Christians and Muslims throughout the world experienced harassment in more countries than any other religious groups in 2018. It’s a pattern that has remained consistent since 2007, when the Pew Research Center began tracking the level of government restrictions on religion.

Christians and Muslims are the two largest religious groups in the world and are more geographically dispersed than smaller groups.

In 2018, Christians reportedly experienced harassment in 145 countries, up from 143 countries in 2017, Pew reported. In Israel, for instance, an Ethiopian Christian monk was reportedly injured by police officers who were attempting to evict him from his church. And in Burundi, a Christian man died after he was imprisoned and allegedly beaten by police for refusing — on the basis of his religious conscience — to register to vote.

The study looks at the year 2018 and finds that the global median level of government restrictions on religion — laws, policies and actions by officials that impinge on religious beliefs and practices — continued to climb, reaching an all-time high since Pew Research Center began tracking these trends in 2007.

The increase from 2017 to 2018 was relatively modest, but it contributed to a substantial rise in government restrictions on religion over more than a decade, Pew said. In 2007, the first year of the study, the global median score on the Government Restrictions Index (a 10-point scale based on 20 indicators) was 1.8. After some fluctuation in the early years, the median score has steadily risen since 2011 and now stands at 2.9 for 2018, the most recent full year for which data is available.
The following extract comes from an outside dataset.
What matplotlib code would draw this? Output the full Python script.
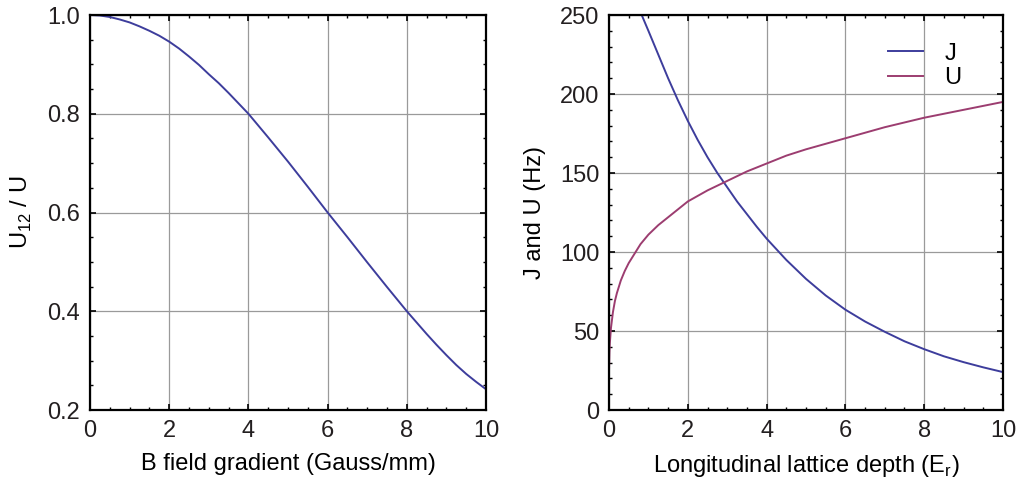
import numpy as np
import matplotlib.pyplot as plt
from matplotlib.ticker import MultipleLocator

plt.rcParams['font.family'] = ['Liberation Sans', 'DejaVu Sans']
plt.rcParams['mathtext.fontset'] = 'custom'
plt.rcParams['mathtext.rm'] = 'Liberation Sans'

# left panel: U12/U vs B field gradient
grad = [0, 0.25, 0.5, 0.75, 1, 1.25, 1.5, 1.75, 2, 2.25, 2.5, 2.75, 3, 3.25, 3.5,
        3.75, 4, 4.5, 5, 5.5, 6, 6.5, 7, 7.5, 8, 8.25, 8.5, 8.75, 9, 9.25, 9.5,
        9.75, 10]
u_ratio = [1.000, 0.999, 0.996, 0.991, 0.985, 0.977, 0.968, 0.958, 0.946, 0.932,
           0.916, 0.899, 0.880, 0.862, 0.842, 0.821, 0.800, 0.752, 0.703, 0.652,
           0.600, 0.550, 0.499, 0.449, 0.400, 0.377, 0.354, 0.332, 0.311, 0.291,
           0.273, 0.257, 0.242]

# right panel: J and U vs lattice depth
depth_j = [0.83, 1.0, 1.25, 1.5, 1.75, 2.0, 2.25, 2.5, 2.75, 3.0, 3.25, 3.5, 3.75,
           4.0, 4.5, 5.0, 5.5, 6.0, 6.5, 7.0, 7.5, 8.0, 8.5, 9.0, 9.5, 10.0]
j_hz = [250, 240, 225, 210, 196, 183, 171, 160, 150, 141, 132, 124, 116,
        108.5, 95, 83, 72.5, 63.5, 56, 49.5, 43.5, 38.5, 34, 30.3, 27, 24]
depth_u = [0.0, 0.01, 0.02, 0.05, 0.1, 0.15, 0.2, 0.3, 0.4, 0.5, 0.6, 0.7, 0.8,
           1.0, 1.25, 1.5, 1.75, 2.0, 2.5, 3.0, 3.5, 4.0, 4.5, 5.0, 5.5, 6.0,
           6.5, 7.0, 7.5, 8.0, 8.5, 9.0, 9.5, 10.0]
u_hz = [25, 36, 42, 52, 62, 69, 74, 82, 88, 93, 97, 101, 105,
        111, 117, 122, 127, 132, 139, 145, 151, 156, 161, 165, 168.5, 172,
        175.5, 179, 182, 185, 187.5, 190, 192.5, 195]

blue = '#3d3d9c'
plum = '#9c3d70'

fig = plt.figure(figsize=(10.22, 4.83), dpi=100)
ax1 = fig.add_axes([0.0881, 0.1511, 0.3875, 0.8178])
ax2 = fig.add_axes([0.5959, 0.1511, 0.3855, 0.8178])

ax1.plot(grad, u_ratio, color=blue, lw=1.4)
ax2.plot(depth_j, j_hz, color=blue, lw=1.4, label='J')
ax2.plot(depth_u, u_hz, color=plum, lw=1.4, label='U')

ax1.set_xlim(0, 10)
ax1.set_ylim(0.2, 1.0)
ax1.xaxis.set_major_locator(MultipleLocator(2))
ax1.xaxis.set_minor_locator(MultipleLocator(0.5))
ax1.yaxis.set_major_locator(MultipleLocator(0.2))
ax1.yaxis.set_minor_locator(MultipleLocator(0.05))
ax1.set_xlabel('B field gradient (Gauss/mm)', fontsize=17, labelpad=8)
ax1.set_ylabel(r'U$_{\mathregular{12}}$ / U', fontsize=17, labelpad=10)

ax2.set_xlim(0, 10)
ax2.set_ylim(0, 250)
ax2.xaxis.set_major_locator(MultipleLocator(2))
ax2.xaxis.set_minor_locator(MultipleLocator(0.5))
ax2.yaxis.set_major_locator(MultipleLocator(50))
ax2.yaxis.set_minor_locator(MultipleLocator(10))
ax2.set_xlabel(r'Longitudinal lattice depth (E$_{\mathregular{r}}$)', fontsize=17, labelpad=8)
ax2.set_ylabel('J and U (Hz)', fontsize=17, labelpad=10)
ax2.legend(loc='upper right', bbox_to_anchor=(0.955, 0.99), frameon=False,
           fontsize=17, handlelength=1.5, handletextpad=0.9, labelspacing=0.1,
           borderaxespad=0.6)

for ax in (ax1, ax2):
    ax.grid(True, which='major', color='#9a9a9a', lw=0.9)
    ax.tick_params(which='both', direction='in', top=True, right=True,
                   labelsize=17, colors='black', labelcolor='#231f20')
    ax.tick_params(which='major', length=4, width=1.2, pad=7)
    ax.tick_params(which='minor', length=2.5, width=1)
    for s in ax.spines.values():
        s.set_linewidth(1.6)

fig.savefig('out.png', dpi=100)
More governments using force

The increase in government restrictions reflects a wide variety of events around the world, including a rise from 2017 to 2018 in the number of governments using force — such as detentions and physical abuse — to coerce religious groups. The total number of countries with “high” or “very high” levels of government restrictions has been mounting as well. Most recently, that number climbed from 52 countries (26% of the 198 countries and territories included in the study) in 2017 to 56 countries (28%) in 2018.

Of the five regions examined in the study, the Middle East and North Africa continued to have the highest median level of government restrictions in 2018 (6.2 out of 10). However, Asia and the Pacific had the largest increase in its median government restrictions score, rising from 3.8 in 2017 to 4.4 in 2018, partly because a greater number of governments in the region used force against religious groups, including property damage, detention, displacement, abuse and killings.

Some countries in the Asia-Pacific region saw all-time highs in their overall government restrictions scores. This includes China, which continued to have the highest score on the Government Restrictions Index (GRI) out of all 198 countries and territories in the study. China has been near the top of the list of the most restrictive governments in each year since the inception of the study, and in 2018 it reached a new peak in its score (9.3 out of 10).

While Asia and the Pacific had the largest increases in their Government Restrictions Index scores, the Middle East and North Africa still had the highest median level of government restrictions, with a score of 6.2 on the GRI — up from 2017, more than double the global median (2.9), and at its highest point since the aftermath of the Arab Spring in 2012. The rise in the GRI scores in the Middle East and North Africa was partly due to more governments using force against religious groups.

Sub-Saharan Africa was the only other region to experience an increase in its median level of government restrictions in 2018 (from 2.6 to 2.7), reaching a new high following a steady rise in recent years. While government use of force against religious groups decreased in the region, both harassment of religious groups and physical violence against minority groups went up.

The survey is based in part on annual reports on international religious freedom by the U.S. State Department and the U.S. Commission on International Religious Freedom, as well as publications by a variety of European and United Nations bodies and several independent, nongovernmental organizations.